The proposed research will benefit scientists working in the field of malaria vaccine research. Information about the safety and quantity and quality of the immune responses induced by PfRH5 in malaria exposed infants and young children will guide further optimisation of the antigen and inform decisions to conduct larger field trials to evaluate efficacy against clinical malaria.

Data from the proposed research will be shared with the scientific community as soon as possible through presentation in scientific conferences, publication in open-access peer reviewed journals and open public domain platforms held by both the Jenner Institute and Ifakara Health Institute.

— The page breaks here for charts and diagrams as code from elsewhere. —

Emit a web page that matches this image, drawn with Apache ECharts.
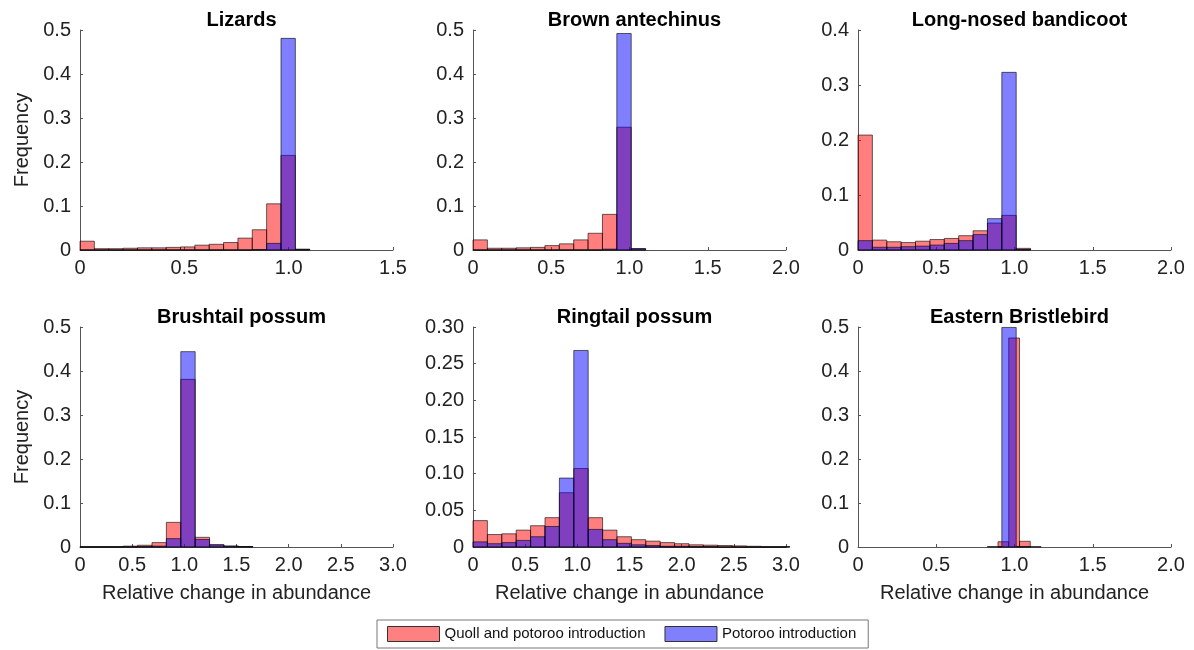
<!DOCTYPE html>
<html>
<head>
<meta charset="utf-8">
<script src="https://cdn.jsdelivr.net/npm/echarts@6/dist/echarts.min.js"></script>
<style>
  html, body { margin: 0; padding: 0; background: #fff; }
  #chart { width: 1194px; height: 650px; }
</style>
</head>
<body>
<div id="chart"></div>
<script>
// panel setup
const titles = ['Lizards', 'Brown antechinus', 'Long-nosed bandicoot', 'Brushtail possum', 'Ringtail possum', 'Eastern Bristlebird'];
const xMax = [1.5, 2, 2, 3, 3, 2];
const yMax = [0.5, 0.5, 0.4, 0.5, 0.3, 0.5];
const yStep = [0.1, 0.1, 0.1, 0.1, 0.05, 0.1];

// histogram bin widths (bins start at 0)
const quollBinWidth = [0.0688, 0.0919, 0.0919, 0.138, 0.138, 0.0688];
const potorooBinWidth = [0.0688, 0.0919, 0.0919, 0.138, 0.138, 0.0919];

// frequencies per bin, null = no bin
const quollLizards = [0.020, 0.003, 0.003, 0.004, 0.005, 0.005, 0.006, 0.007, 0.011, 0.013, 0.017, 0.027, 0.046, 0.105, 0.215, 0.002];
const potorooLizards = [0, 0, 0, 0, 0, 0, 0, 0, 0, 0, 0, 0, 0.001, 0.015, 0.481, 0.001];

const quollAntechinus = [0.023, 0.004, 0.004, 0.005, 0.006, 0.010, 0.014, 0.023, 0.038, 0.081, 0.279, 0.003];
const potorooAntechinus = [0, 0, 0, 0, 0, 0, 0, 0, 0, 0.002, 0.492, 0.003];

const quollBandicoot = [0.209, 0.018, 0.015, 0.0135, 0.016, 0.019, 0.021, 0.026, 0.035, 0.049, 0.063, 0.003];
const potorooBandicoot = [0.017, 0.005, 0.005, 0.006, 0.007, 0.009, 0.012, 0.017, 0.028, 0.057, 0.323, 0.001];

const quollBrushtail = [0.001, 0.001, 0.001, 0.002, 0.004, 0.010, 0.056, 0.381, 0.022, 0.005, 0.002, 0.001];
const potorooBrushtail = [0, 0, 0, 0.0005, 0.001, 0.002, 0.019, 0.444, 0.017, 0.005, 0.002, 0.001];

const quollRingtail = [0.036, 0.017, 0.018, 0.023, 0.029, 0.040, 0.074, 0.107, 0.040, 0.023, 0.014, 0.010, 0.008, 0.006, 0.0045, 0.003, 0.0025, 0.002, 0.0015, 0.001, 0.0005, 0.0005];
const potorooRingtail = [0.007, 0.0045, 0.006, 0.009, 0.014, 0.028, 0.094, 0.268, 0.024, 0.010, 0.005, 0.003, 0.002, 0.001, 0.001, 0.0005, 0.0005, 0, 0, 0, 0, 0];

const quollBristlebird = [null, null, null, null, null, null, null, null, null, null, null, null, null, 0.012, 0.475, 0.013, 0.001];
const potorooBristlebird = [null, null, null, null, null, null, null, null, null, 0.001, 0.499, 0.001];

const quollData = [quollLizards, quollAntechinus, quollBandicoot, quollBrushtail, quollRingtail, quollBristlebird];
const potorooData = [potorooLizards, potorooAntechinus, potorooBandicoot, potorooBrushtail, potorooRingtail, potorooBristlebird];

const seriesNames = ['Quoll and potoroo introduction', 'Potoroo introduction'];

const chart = echarts.init(document.getElementById('chart'));

const colLeft = [80, 473, 858];
const rowTop = [30, 327];
const gw = 313, gh = 220;
const axisColor = '#555';

function toBins(values, w) {
    const out = [];
    values.forEach(function (v, i) {
        if (v !== null) out.push([i * w, (i + 1) * w, v]);
    });
    return out;
}

function barRenderer(fill) {
    return function (params, api) {
        const a = api.coord([api.value(0), 0]);
        const b = api.coord([api.value(1), api.value(2)]);
        return {
            type: 'rect',
            shape: { x: a[0], y: b[1], width: b[0] - a[0], height: a[1] - b[1] },
            style: { fill: fill, stroke: 'rgba(0,0,0,0.6)', lineWidth: 1 }
        };
    };
}

function fmt(digits) {
    return function (v) { return v === 0 ? '0' : v.toFixed(digits); };
}

const grid = [], xAxis = [], yAxis = [], title = [], series = [];

titles.forEach(function (t, i) {
    const col = i % 3, row = Math.floor(i / 3);
    grid.push({ left: colLeft[col], top: rowTop[row], width: gw, height: gh });
    title.push({
        text: t,
        left: colLeft[col] + gw / 2,
        top: rowTop[row] - 25,
        textAlign: 'center',
        textStyle: { fontFamily: 'Liberation Sans', fontSize: 20, fontWeight: 'bold', color: '#000' }
    });
    xAxis.push({
        type: 'value', gridIndex: i, min: 0, max: xMax[i], interval: 0.5,
        name: row === 1 ? 'Relative change in abundance' : '',
        nameLocation: 'middle', nameGap: 36,
        nameTextStyle: { fontFamily: 'Liberation Sans', fontSize: 20, color: '#222' },
        axisLine: { lineStyle: { color: axisColor } },
        axisTick: { inside: true, length: 3, lineStyle: { color: axisColor } },
        axisLabel: { formatter: fmt(1), fontFamily: 'Liberation Sans', fontSize: 20, color: '#222', margin: 8 },
        splitLine: { show: false }
    });
    yAxis.push({
        type: 'value', gridIndex: i, min: 0, max: yMax[i], interval: yStep[i],
        name: col === 0 ? 'Frequency' : '',
        nameLocation: 'middle', nameGap: 48,
        nameTextStyle: { fontFamily: 'Liberation Sans', fontSize: 20, color: '#222' },
        axisLine: { show: true, lineStyle: { color: axisColor } },
        axisTick: { show: true, inside: true, length: 3, lineStyle: { color: axisColor } },
        axisLabel: { formatter: fmt(yStep[i] < 0.1 ? 2 : 1), fontFamily: 'Liberation Sans', fontSize: 20, color: '#222', margin: 9 },
        splitLine: { show: false }
    });
    series.push({
        name: seriesNames[0], type: 'custom', xAxisIndex: i, yAxisIndex: i,
        itemStyle: { color: 'rgba(255,0,0,0.5)' },
        renderItem: barRenderer('rgba(255,0,0,0.5)'),
        encode: { x: [0, 1], y: 2 },
        data: toBins(quollData[i], quollBinWidth[i])
    });
    series.push({
        name: seriesNames[1], type: 'custom', xAxisIndex: i, yAxisIndex: i,
        itemStyle: { color: 'rgba(0,0,255,0.5)' },
        renderItem: barRenderer('rgba(0,0,255,0.5)'),
        encode: { x: [0, 1], y: 2 },
        data: toBins(potorooData[i], potorooBinWidth[i])
    });
});

chart.setOption({
    animation: false,
    title: title,
    grid: grid,
    xAxis: xAxis,
    yAxis: yAxis,
    legend: {
        left: 377, top: 620,
        selectedMode: false,
        padding: [6, 12, 6, 10],
        itemGap: 19,
        itemWidth: 52, itemHeight: 15,
        borderColor: '#777', borderWidth: 1,
        textStyle: { fontFamily: 'Liberation Sans', fontSize: 15, color: '#111' },
        data: [
            { name: seriesNames[0], icon: 'rect', itemStyle: { color: '#ff8080', borderColor: '#333', borderWidth: 1 } },
            { name: seriesNames[1], icon: 'rect', itemStyle: { color: '#8080ff', borderColor: '#333', borderWidth: 1 } }
        ]
    },
    series: series
});
</script>
</body>
</html>
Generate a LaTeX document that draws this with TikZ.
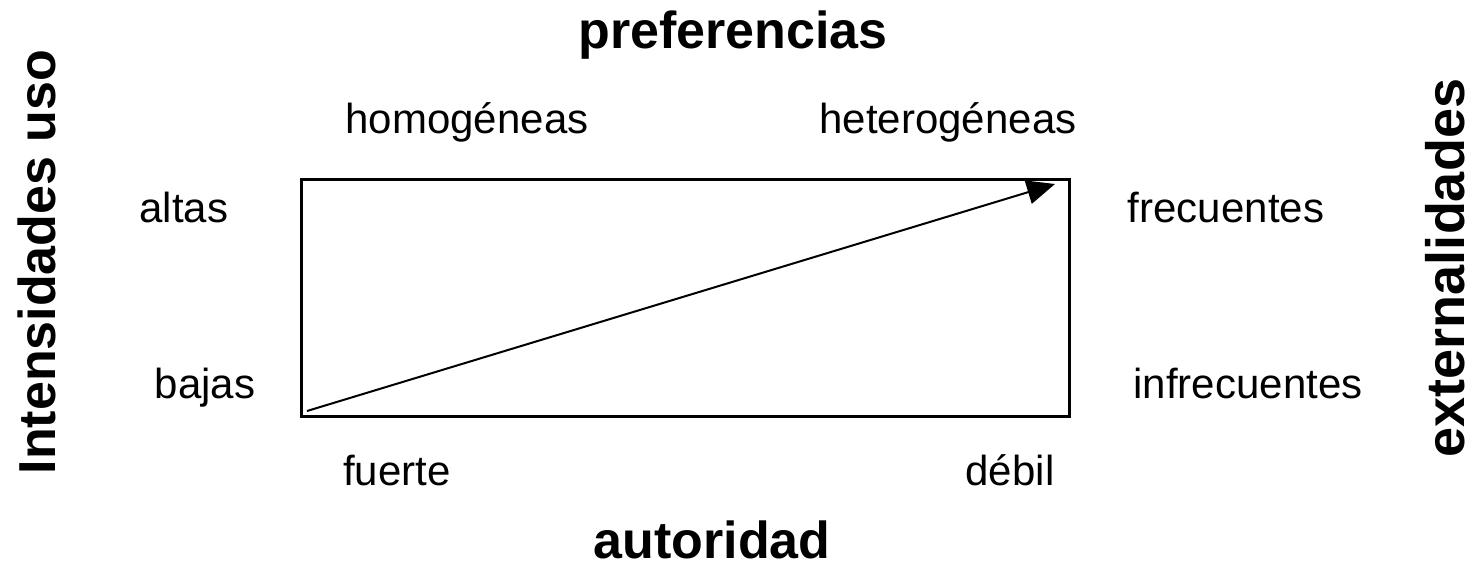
\documentclass[tikz,border=0pt]{standalone}
\usepackage{fontspec}
\setmainfont{Liberation Sans}
\usetikzlibrary{arrows.meta}
\begin{document}
\begin{tikzpicture}[x=1pt,y=-1pt,
  lbl/.style={font=\fontsize{42}{48}\selectfont, inner sep=0pt, anchor=base},
  ttl/.style={font=\fontsize{52}{60}\selectfont\bfseries, inner sep=0pt, anchor=base}]
\useasboundingbox (0,0) rectangle (1476,568);
\node[draw, line width=3pt, minimum width=768pt, minimum height=237pt, inner sep=0pt, anchor=north west] (box) at (300,178) {};
\coordinate (s) at (307,411);
\coordinate (t) at (1055,184);
\draw[line width=2pt, -{Triangle[length=28pt,width=24pt]}] (s) -- (t);
\node[ttl] (pref) at (733,48) {preferencias};
\node[ttl] (aut) at (712,558) {autoridad};
\node[ttl, rotate=90] (int) at (55,262) {Intensidades uso};
\node[ttl, rotate=90, font=\fontsize{54}{62}\selectfont\bfseries] (ext) at (1464,268) {externalidades};
\node[lbl] (hom) at (467,133) {homogéneas};
\node[lbl] (het) at (948,133) {heterogéneas};
\node[lbl] (alt) at (184,222) {altas};
\node[lbl] (baj) at (205,398) {bajas};
\node[lbl] (fre) at (1226,222) {frecuentes};
\node[lbl] (inf) at (1248,398) {infrecuentes};
\node[lbl] (fue) at (397,485) {fuerte};
\node[lbl] (deb) at (1010,485) {débil};
\end{tikzpicture}
\end{document}
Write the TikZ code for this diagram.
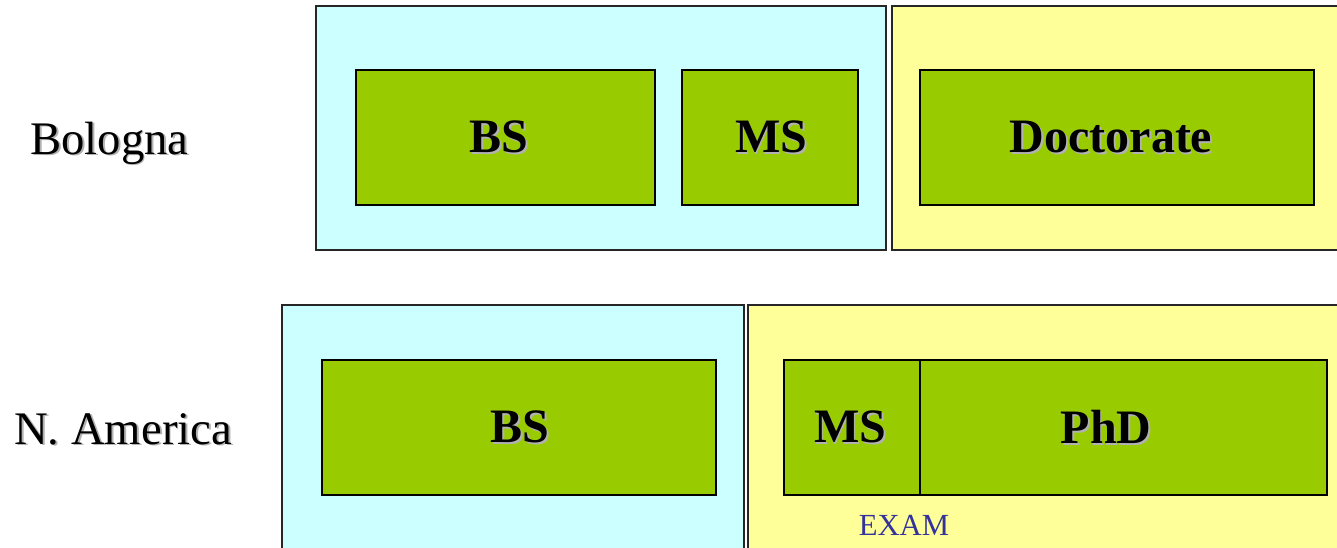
\documentclass[tikz,border=0pt]{standalone}
\usepackage{fontspec}
\setmainfont{Liberation Serif}
\definecolor{cyanbg}{HTML}{CCFFFF}
\definecolor{yellowbg}{HTML}{FFFF99}
\definecolor{greenbox}{HTML}{99CC00}
\definecolor{examblue}{HTML}{333399}
\newcommand\shadowtxt[1]{\leavevmode\rlap{\hspace{1.4pt}\raisebox{-1.4pt}{\color{black!30}#1}}#1}
\tikzset{
  period/.style={draw=black!85, line width=1.4pt, anchor=north west, inner sep=0pt, outer sep=0pt},
  cyanper/.style={period, fill=cyanbg},
  yellowper/.style={period, fill=yellowbg},
  degree/.style={draw=black, line width=1.6pt, fill=greenbox, anchor=north west, inner sep=0pt, outer sep=0pt},
  degtext/.style={font=\fontsize{36}{40}\selectfont\bfseries, text=black, inner sep=0pt},
  rowlabel/.style={anchor=base west, font=\fontsize{35}{40}\selectfont, inner sep=0pt},
  examlabel/.style={font=\fontsize{23}{26}\selectfont, text=examblue, inner sep=0pt}
}
\begin{document}
\begin{tikzpicture}[x=0.75pt, y=-0.75pt]
\useasboundingbox (0,0) rectangle (1337,547);
\clip (0,0) rectangle (1337,547);
\fill[white] (0,0) rectangle (1337,547);
% Bologna row
\node[cyanper, minimum width=570*0.75pt, minimum height=244*0.75pt] (bcyan) at (316,6) {};
\node[yellowper, minimum width=460*0.75pt, minimum height=244*0.75pt] (byellow) at (892,6) {};
\node[degree, minimum width=299*0.75pt, minimum height=135*0.75pt] (bbs) at (356,70) {};
\node[degtext] (bbstxt) at (499,138) {\shadowtxt{BS}};
\node[degree, minimum width=176*0.75pt, minimum height=135*0.75pt] (bms) at (682,70) {};
\node[degtext] (bmstxt) at (771,138) {\shadowtxt{MS}};
\node[degree, minimum width=394*0.75pt, minimum height=135*0.75pt] (bdoc) at (920,70) {};
\node[degtext] (bdoctxt) at (1111,138) {\shadowtxt{Doctorate}};
\node[rowlabel] (bolognalbl) at (30,154) {\shadowtxt{Bologna}};
% North America row
\node[cyanper, minimum width=462*0.75pt, minimum height=260*0.75pt] (ncyan) at (282,305) {};
\node[yellowper, minimum width=600*0.75pt, minimum height=260*0.75pt] (nyellow) at (748,305) {};
\node[degree, minimum width=394*0.75pt, minimum height=135*0.75pt] (nbs) at (322,360) {};
\node[degtext] (nbstxt) at (520,428) {\shadowtxt{BS}};
\node[degree, minimum width=136*0.75pt, minimum height=135*0.75pt] (nms) at (784,360) {};
\node[degtext] (nmstxt) at (850,428) {\shadowtxt{MS}};
\node[degree, minimum width=407*0.75pt, minimum height=135*0.75pt] (nphd) at (920,360) {};
\node[degtext] (nphdtxt) at (1106,428) {\shadowtxt{PhD}};
\node[rowlabel] (namlbl) at (14,444) {\shadowtxt{N. America}};
\node[examlabel] (exam) at (904,525) {EXAM};
\end{tikzpicture}
\end{document}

The University of Oxford has a long-standing collaboration with GSK, and together they are developing next-generation malaria vaccines including those targeting the blood-stage parasite using the PfRH5 antigen. They have recently completed the VAC057 Phase Ia clinical trial in Oxford using the ChAd63 RH5 vector funded by the European Commission MultiMalVax programme. The result of this proposed research will provide more data on the potential utility of the PfRH5 antigen as a candidate blood-stage vaccine and guide further research and development.

b) African Research Institution

The proposed research will increase the skill and knowledge base at Ifakara Health Institute which will increase the capability of the Institute to conduct more malaria vaccine research. Technology transfer that will happen during the research period will not only benefit malaria research but other research fields such as tuberculosis and HIV vaccine development. IHI has a Clinical Trial Facility (CTF) which conducts all phases of vaccine trials. The research team at IHI CTF plan to use the Controlled Human Malaria Infection model to investigate new drugs and vaccines against malaria including characterising vaccine-induced immune responses following immunisation. The knowledge and skills gained by the ARL candidate will enrich the team's knowledge base and facilitate clinical and immunological assessment of candidate malaria vaccines.

The ARL candidate will establish collaboration with the UK PI and other partners and this will facilitate more transfer of skills and technology and sharing platforms to conduct malaria vaccine research.

c) Global Health

Recently experts (SAGE committee) have advised the World Health Organisation to conduct a large pilot implementation program for the RTS,S candidate malaria vaccine in children aged 5-17 months in areas of moderate and high malaria transmission. This follows results of a large Phase III trial indicating potential benefit of a 4-dose vaccination regimen. Although RTS,S represents an important milestone in malaria vaccine development, inclusion of an effective blood-stage component is essential to improve efficacy and prolong protective efficacy.

PfRH5 is a new generation blood-stage candidate malaria vaccine antigen which, unlike other merozoite antigens, is highly conserved across parasite lines resulting to strain-transcending neutralising antibodies following immunisation. Although the current proposed research may not lead directly to the vaccine which can be used by the population, it will generate important data to inform further development of the this candidate antigen and allow decisions on whether to progress to larger (Phase IIb and III) field trials. An effective blood-stage malaria vaccine will be an important component in a multi-stage malaria vaccine to prevent malaria infection, disease and transmission. Therefore the ultimate impact of this research is to contribute towards efforts to improve the health and quality of life worldwide and especially in sub-Saharan Africa where more than 90% of the malaria deaths occur.